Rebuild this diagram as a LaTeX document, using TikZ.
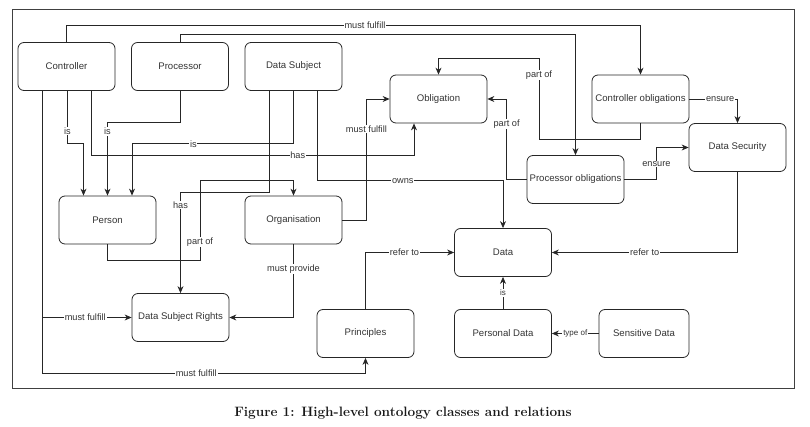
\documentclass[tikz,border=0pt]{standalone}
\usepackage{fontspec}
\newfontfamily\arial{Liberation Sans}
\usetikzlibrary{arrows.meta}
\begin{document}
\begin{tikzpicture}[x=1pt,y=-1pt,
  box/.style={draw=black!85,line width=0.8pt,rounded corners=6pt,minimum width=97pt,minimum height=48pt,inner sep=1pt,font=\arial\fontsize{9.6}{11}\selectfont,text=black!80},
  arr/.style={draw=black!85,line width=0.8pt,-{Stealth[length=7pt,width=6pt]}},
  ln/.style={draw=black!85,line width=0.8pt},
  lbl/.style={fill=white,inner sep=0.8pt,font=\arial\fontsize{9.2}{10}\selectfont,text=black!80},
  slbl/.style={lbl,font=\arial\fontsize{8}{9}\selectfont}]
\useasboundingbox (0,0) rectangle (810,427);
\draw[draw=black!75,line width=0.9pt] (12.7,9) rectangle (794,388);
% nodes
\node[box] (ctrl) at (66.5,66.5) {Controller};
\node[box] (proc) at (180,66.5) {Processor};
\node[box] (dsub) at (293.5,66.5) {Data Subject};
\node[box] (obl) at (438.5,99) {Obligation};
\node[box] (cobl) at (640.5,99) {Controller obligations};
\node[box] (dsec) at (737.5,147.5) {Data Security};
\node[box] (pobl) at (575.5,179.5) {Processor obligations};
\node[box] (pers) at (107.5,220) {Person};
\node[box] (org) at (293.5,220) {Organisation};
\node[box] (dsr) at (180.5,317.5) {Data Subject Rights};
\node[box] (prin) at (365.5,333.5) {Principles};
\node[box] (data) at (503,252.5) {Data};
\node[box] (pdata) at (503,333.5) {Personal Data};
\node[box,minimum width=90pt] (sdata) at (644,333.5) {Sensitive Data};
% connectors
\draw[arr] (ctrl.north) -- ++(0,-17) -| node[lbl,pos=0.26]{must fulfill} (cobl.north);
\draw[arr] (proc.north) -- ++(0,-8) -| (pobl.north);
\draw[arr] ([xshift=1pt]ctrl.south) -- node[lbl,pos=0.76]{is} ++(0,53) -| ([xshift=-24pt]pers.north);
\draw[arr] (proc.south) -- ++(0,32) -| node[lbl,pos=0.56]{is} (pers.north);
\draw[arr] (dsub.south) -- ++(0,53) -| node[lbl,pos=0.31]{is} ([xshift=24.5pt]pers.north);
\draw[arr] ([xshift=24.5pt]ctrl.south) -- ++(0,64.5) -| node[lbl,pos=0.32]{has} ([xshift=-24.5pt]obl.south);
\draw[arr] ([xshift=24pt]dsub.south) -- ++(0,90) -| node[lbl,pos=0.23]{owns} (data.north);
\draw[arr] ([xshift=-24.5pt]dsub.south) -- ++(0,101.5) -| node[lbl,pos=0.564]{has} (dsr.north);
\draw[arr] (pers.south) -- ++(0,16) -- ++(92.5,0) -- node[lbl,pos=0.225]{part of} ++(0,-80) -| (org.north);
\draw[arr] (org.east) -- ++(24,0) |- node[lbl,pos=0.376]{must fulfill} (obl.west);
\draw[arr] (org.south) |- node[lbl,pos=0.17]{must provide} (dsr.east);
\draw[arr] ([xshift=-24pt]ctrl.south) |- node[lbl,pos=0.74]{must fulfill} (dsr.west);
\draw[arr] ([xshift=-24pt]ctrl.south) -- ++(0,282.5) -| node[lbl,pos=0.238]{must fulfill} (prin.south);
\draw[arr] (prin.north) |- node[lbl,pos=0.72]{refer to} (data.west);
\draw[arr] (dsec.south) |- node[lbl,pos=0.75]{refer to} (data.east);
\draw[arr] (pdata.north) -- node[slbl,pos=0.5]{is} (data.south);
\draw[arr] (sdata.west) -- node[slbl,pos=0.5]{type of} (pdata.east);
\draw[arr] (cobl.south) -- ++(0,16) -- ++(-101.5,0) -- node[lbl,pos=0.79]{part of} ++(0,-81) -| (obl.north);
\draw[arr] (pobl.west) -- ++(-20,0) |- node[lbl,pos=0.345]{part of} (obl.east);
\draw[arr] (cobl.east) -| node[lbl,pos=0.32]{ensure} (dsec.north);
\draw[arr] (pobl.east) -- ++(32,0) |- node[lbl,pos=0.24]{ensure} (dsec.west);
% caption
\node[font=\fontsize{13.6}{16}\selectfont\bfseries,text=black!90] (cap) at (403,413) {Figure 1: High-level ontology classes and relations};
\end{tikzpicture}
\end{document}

...

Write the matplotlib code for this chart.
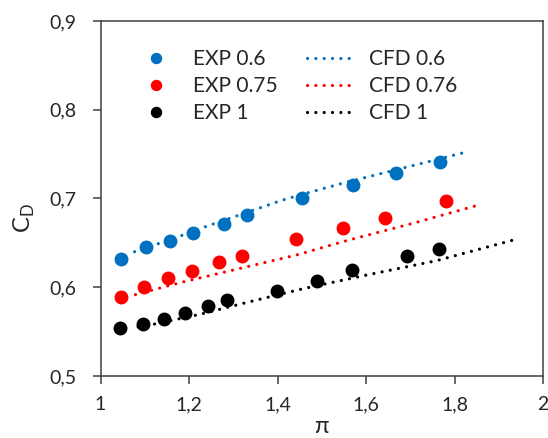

--

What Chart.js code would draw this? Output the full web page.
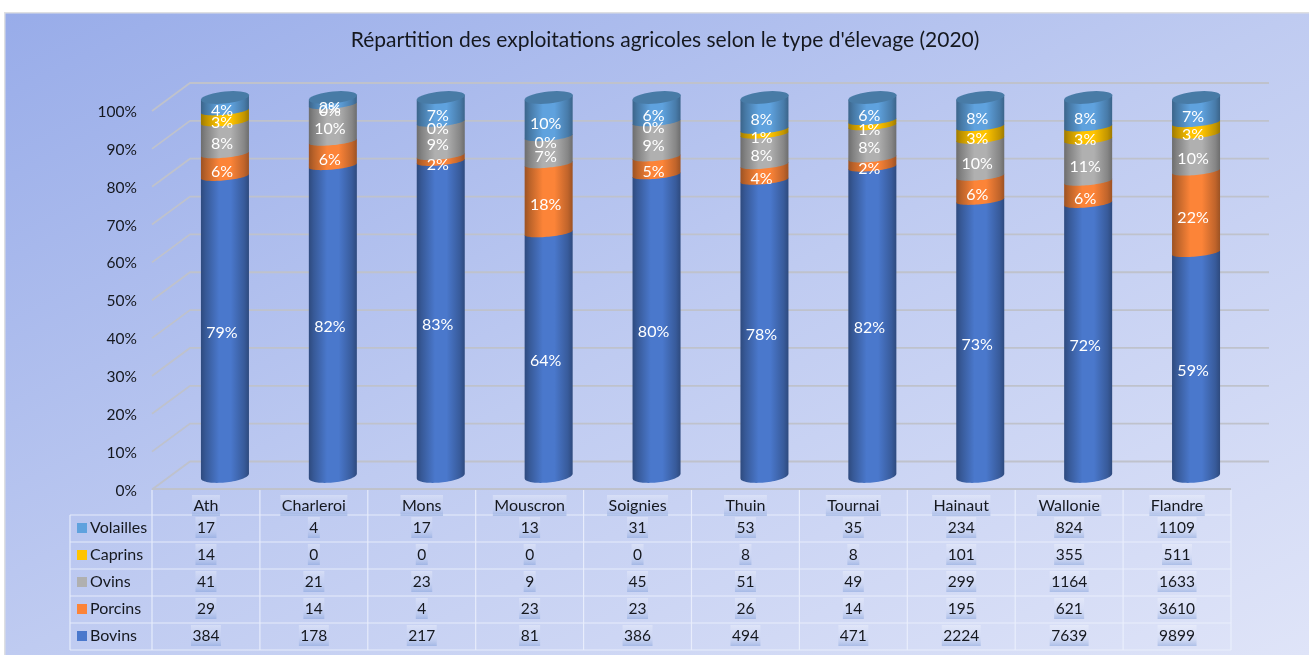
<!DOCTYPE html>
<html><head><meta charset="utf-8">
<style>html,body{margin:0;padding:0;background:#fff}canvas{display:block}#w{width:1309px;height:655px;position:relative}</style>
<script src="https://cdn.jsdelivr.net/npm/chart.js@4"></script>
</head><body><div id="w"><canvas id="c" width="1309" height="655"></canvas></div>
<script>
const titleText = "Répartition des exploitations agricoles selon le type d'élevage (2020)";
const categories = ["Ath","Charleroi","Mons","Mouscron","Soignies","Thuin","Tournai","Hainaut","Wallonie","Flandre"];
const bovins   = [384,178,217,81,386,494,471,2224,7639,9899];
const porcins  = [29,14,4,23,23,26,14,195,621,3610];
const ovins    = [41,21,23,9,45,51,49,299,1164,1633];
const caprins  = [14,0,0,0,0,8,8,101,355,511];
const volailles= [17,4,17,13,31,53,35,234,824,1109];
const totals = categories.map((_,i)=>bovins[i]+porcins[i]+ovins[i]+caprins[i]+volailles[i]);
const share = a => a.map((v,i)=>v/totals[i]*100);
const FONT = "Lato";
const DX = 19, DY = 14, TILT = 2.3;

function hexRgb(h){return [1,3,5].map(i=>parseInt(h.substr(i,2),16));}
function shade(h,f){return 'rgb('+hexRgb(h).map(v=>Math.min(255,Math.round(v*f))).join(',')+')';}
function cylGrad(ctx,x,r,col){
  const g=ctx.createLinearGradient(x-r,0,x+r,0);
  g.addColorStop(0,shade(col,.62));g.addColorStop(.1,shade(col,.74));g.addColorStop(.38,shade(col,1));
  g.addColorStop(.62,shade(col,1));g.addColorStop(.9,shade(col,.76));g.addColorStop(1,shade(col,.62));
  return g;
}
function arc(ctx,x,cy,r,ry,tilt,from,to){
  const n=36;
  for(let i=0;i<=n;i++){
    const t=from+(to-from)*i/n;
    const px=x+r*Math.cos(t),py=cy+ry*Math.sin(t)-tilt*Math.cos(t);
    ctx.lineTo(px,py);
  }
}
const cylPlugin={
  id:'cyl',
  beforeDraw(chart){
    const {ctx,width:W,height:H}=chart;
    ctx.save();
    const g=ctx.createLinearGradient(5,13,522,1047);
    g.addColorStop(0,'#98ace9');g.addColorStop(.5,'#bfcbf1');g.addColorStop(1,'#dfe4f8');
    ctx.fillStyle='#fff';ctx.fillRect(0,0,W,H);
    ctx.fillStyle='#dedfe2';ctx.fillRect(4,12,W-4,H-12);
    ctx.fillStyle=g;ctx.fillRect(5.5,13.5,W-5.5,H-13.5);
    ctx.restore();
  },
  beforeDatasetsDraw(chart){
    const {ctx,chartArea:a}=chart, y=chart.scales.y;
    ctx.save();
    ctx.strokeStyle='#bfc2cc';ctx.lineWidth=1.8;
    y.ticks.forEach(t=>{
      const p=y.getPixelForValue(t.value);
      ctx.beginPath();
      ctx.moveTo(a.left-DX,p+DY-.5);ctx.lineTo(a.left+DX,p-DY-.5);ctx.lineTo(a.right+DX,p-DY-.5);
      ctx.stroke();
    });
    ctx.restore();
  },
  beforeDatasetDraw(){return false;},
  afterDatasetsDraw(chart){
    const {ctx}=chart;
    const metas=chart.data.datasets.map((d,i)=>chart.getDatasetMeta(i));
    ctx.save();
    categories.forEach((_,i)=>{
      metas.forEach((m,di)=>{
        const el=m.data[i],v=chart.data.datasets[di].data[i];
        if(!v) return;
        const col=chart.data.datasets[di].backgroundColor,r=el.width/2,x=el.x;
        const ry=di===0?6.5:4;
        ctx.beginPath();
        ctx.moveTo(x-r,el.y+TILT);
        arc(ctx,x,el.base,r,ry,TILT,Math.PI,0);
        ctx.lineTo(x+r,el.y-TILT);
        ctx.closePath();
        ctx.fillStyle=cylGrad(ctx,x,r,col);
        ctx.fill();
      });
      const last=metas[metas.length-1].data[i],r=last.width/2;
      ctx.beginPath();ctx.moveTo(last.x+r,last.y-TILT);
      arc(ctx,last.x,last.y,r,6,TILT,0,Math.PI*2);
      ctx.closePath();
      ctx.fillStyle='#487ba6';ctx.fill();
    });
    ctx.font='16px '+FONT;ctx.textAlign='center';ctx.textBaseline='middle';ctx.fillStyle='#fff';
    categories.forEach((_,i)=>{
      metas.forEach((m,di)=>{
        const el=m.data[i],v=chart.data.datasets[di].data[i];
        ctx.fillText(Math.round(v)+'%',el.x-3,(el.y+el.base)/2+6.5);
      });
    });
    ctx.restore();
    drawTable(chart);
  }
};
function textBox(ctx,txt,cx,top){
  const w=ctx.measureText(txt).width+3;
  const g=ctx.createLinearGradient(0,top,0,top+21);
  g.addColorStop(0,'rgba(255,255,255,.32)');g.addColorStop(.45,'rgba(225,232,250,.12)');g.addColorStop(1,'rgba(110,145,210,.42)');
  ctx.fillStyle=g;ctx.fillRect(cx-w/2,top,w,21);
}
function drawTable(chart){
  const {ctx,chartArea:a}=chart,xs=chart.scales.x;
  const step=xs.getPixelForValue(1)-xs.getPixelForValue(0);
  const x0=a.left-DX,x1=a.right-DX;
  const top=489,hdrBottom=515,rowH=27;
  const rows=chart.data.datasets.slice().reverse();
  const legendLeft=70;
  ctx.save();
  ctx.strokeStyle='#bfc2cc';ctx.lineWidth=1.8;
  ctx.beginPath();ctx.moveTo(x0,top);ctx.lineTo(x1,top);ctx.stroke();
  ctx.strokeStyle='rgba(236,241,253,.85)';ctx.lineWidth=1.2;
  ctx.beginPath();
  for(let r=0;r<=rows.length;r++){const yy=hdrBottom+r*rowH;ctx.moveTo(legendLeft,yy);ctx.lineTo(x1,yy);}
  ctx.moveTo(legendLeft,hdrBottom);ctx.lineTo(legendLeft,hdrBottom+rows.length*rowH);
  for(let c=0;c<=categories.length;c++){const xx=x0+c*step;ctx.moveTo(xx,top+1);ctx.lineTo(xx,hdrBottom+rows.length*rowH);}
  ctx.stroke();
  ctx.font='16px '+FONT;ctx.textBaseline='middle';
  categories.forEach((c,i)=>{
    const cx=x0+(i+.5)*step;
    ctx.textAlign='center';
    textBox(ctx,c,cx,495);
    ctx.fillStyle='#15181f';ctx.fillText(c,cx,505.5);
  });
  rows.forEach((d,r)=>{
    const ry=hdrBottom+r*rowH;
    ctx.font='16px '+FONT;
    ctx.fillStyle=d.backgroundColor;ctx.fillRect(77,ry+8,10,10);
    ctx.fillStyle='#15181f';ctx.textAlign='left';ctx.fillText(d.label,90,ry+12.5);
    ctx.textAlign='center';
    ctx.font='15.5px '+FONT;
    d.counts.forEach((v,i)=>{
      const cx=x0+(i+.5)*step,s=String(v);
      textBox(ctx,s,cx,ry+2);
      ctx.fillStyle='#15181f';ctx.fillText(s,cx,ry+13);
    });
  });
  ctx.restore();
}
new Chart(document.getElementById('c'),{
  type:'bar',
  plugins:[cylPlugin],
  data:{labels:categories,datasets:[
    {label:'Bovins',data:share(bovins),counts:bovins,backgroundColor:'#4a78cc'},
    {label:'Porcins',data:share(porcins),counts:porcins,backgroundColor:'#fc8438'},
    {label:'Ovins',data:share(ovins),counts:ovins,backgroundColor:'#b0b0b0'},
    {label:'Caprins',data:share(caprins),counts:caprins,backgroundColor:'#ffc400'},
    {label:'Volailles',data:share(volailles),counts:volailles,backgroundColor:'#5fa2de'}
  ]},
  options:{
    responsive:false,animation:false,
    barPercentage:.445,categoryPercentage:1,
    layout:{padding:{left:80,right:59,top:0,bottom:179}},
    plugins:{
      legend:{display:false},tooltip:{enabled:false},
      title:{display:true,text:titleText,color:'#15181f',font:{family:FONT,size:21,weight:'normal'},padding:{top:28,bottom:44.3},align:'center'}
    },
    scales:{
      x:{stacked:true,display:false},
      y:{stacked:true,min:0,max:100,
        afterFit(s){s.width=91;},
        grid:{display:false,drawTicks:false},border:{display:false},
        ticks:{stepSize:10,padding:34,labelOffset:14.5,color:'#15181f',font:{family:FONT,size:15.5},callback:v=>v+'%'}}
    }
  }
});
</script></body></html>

◆ Exercise objective: Above are the records. Print exactly the lines from the one containing "What Chart.js code" to the one containing "const DX = 19, DY = 14, TILT = 2.3;", both included, and nothing else; pictures are excluded.

◆ Solved problem:
What Chart.js code would draw this? Output the full web page.
<!DOCTYPE html>
<html><head><meta charset="utf-8">
<style>html,body{margin:0;padding:0;background:#fff}canvas{display:block}#w{width:1309px;height:655px;position:relative}</style>
<script src="https://cdn.jsdelivr.net/npm/chart.js@4"></script>
</head><body><div id="w"><canvas id="c" width="1309" height="655"></canvas></div>
<script>
const titleText = "Répartition des exploitations agricoles selon le type d'élevage (2020)";
const categories = ["Ath","Charleroi","Mons","Mouscron","Soignies","Thuin","Tournai","Hainaut","Wallonie","Flandre"];
const bovins   = [384,178,217,81,386,494,471,2224,7639,9899];
const porcins  = [29,14,4,23,23,26,14,195,621,3610];
const ovins    = [41,21,23,9,45,51,49,299,1164,1633];
const caprins  = [14,0,0,0,0,8,8,101,355,511];
const volailles= [17,4,17,13,31,53,35,234,824,1109];
const totals = categories.map((_,i)=>bovins[i]+porcins[i]+ovins[i]+caprins[i]+volailles[i]);
const share = a => a.map((v,i)=>v/totals[i]*100);
const FONT = "Lato";
const DX = 19, DY = 14, TILT = 2.3;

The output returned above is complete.